## Dataset excerpt
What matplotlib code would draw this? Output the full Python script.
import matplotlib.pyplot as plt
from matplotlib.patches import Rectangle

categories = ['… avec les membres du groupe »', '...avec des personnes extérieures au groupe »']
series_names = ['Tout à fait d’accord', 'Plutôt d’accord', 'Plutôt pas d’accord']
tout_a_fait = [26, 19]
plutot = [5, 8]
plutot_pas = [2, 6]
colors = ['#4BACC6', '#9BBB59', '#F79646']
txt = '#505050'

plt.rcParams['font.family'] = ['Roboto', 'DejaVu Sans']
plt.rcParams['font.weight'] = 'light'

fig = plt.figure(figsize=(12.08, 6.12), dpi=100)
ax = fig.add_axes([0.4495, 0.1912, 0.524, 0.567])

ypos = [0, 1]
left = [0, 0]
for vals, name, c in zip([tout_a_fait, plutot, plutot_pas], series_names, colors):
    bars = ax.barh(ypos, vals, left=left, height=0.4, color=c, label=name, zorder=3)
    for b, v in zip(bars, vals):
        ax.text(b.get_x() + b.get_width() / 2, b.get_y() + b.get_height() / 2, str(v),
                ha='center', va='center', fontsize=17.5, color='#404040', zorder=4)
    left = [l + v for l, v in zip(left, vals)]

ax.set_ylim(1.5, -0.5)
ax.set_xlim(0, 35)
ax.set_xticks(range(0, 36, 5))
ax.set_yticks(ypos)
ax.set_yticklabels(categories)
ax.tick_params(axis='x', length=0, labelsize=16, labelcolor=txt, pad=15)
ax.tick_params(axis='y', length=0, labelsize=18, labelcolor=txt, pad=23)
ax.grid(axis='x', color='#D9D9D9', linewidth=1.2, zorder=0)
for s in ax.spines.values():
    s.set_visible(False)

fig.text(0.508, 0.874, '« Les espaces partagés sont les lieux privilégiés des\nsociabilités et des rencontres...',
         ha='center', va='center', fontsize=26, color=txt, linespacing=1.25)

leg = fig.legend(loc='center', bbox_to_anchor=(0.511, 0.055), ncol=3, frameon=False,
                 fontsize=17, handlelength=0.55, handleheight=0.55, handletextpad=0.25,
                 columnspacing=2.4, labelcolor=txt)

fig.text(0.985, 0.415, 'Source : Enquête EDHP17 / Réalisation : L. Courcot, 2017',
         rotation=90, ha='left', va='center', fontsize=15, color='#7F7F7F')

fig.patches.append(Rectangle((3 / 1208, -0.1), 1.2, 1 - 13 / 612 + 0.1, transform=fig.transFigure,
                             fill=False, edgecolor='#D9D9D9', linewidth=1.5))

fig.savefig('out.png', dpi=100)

## What is asked
Give the data again, exactly as it stands.

## The reply
What matplotlib code would draw this? Output the full Python script.
import matplotlib.pyplot as plt
from matplotlib.patches import Rectangle

categories = ['… avec les membres du groupe »', '...avec des personnes extérieures au groupe »']
series_names = ['Tout à fait d’accord', 'Plutôt d’accord', 'Plutôt pas d’accord']
tout_a_fait = [26, 19]
plutot = [5, 8]
plutot_pas = [2, 6]
colors = ['#4BACC6', '#9BBB59', '#F79646']
txt = '#505050'

plt.rcParams['font.family'] = ['Roboto', 'DejaVu Sans']
plt.rcParams['font.weight'] = 'light'

fig = plt.figure(figsize=(12.08, 6.12), dpi=100)
ax = fig.add_axes([0.4495, 0.1912, 0.524, 0.567])

ypos = [0, 1]
left = [0, 0]
for vals, name, c in zip([tout_a_fait, plutot, plutot_pas], series_names, colors):
    bars = ax.barh(ypos, vals, left=left, height=0.4, color=c, label=name, zorder=3)
    for b, v in zip(bars, vals):
        ax.text(b.get_x() + b.get_width() / 2, b.get_y() + b.get_height() / 2, str(v),
                ha='center', va='center', fontsize=17.5, color='#404040', zorder=4)
    left = [l + v for l, v in zip(left, vals)]

ax.set_ylim(1.5, -0.5)
ax.set_xlim(0, 35)
ax.set_xticks(range(0, 36, 5))
ax.set_yticks(ypos)
ax.set_yticklabels(categories)
ax.tick_params(axis='x', length=0, labelsize=16, labelcolor=txt, pad=15)
ax.tick_params(axis='y', length=0, labelsize=18, labelcolor=txt, pad=23)
ax.grid(axis='x', color='#D9D9D9', linewidth=1.2, zorder=0)
for s in ax.spines.values():
    s.set_visible(False)

fig.text(0.508, 0.874, '« Les espaces partagés sont les lieux privilégiés des\nsociabilités et des rencontres...',
         ha='center', va='center', fontsize=26, color=txt, linespacing=1.25)

leg = fig.legend(loc='center', bbox_to_anchor=(0.511, 0.055), ncol=3, frameon=False,
                 fontsize=17, handlelength=0.55, handleheight=0.55, handletextpad=0.25,
                 columnspacing=2.4, labelcolor=txt)

fig.text(0.985, 0.415, 'Source : Enquête EDHP17 / Réalisation : L. Courcot, 2017',
         rotation=90, ha='left', va='center', fontsize=15, color='#7F7F7F')

fig.patches.append(Rectangle((3 / 1208, -0.1), 1.2, 1 - 13 / 612 + 0.1, transform=fig.transFigure,
                             fill=False, edgecolor='#D9D9D9', linewidth=1.5))

fig.savefig('out.png', dpi=100)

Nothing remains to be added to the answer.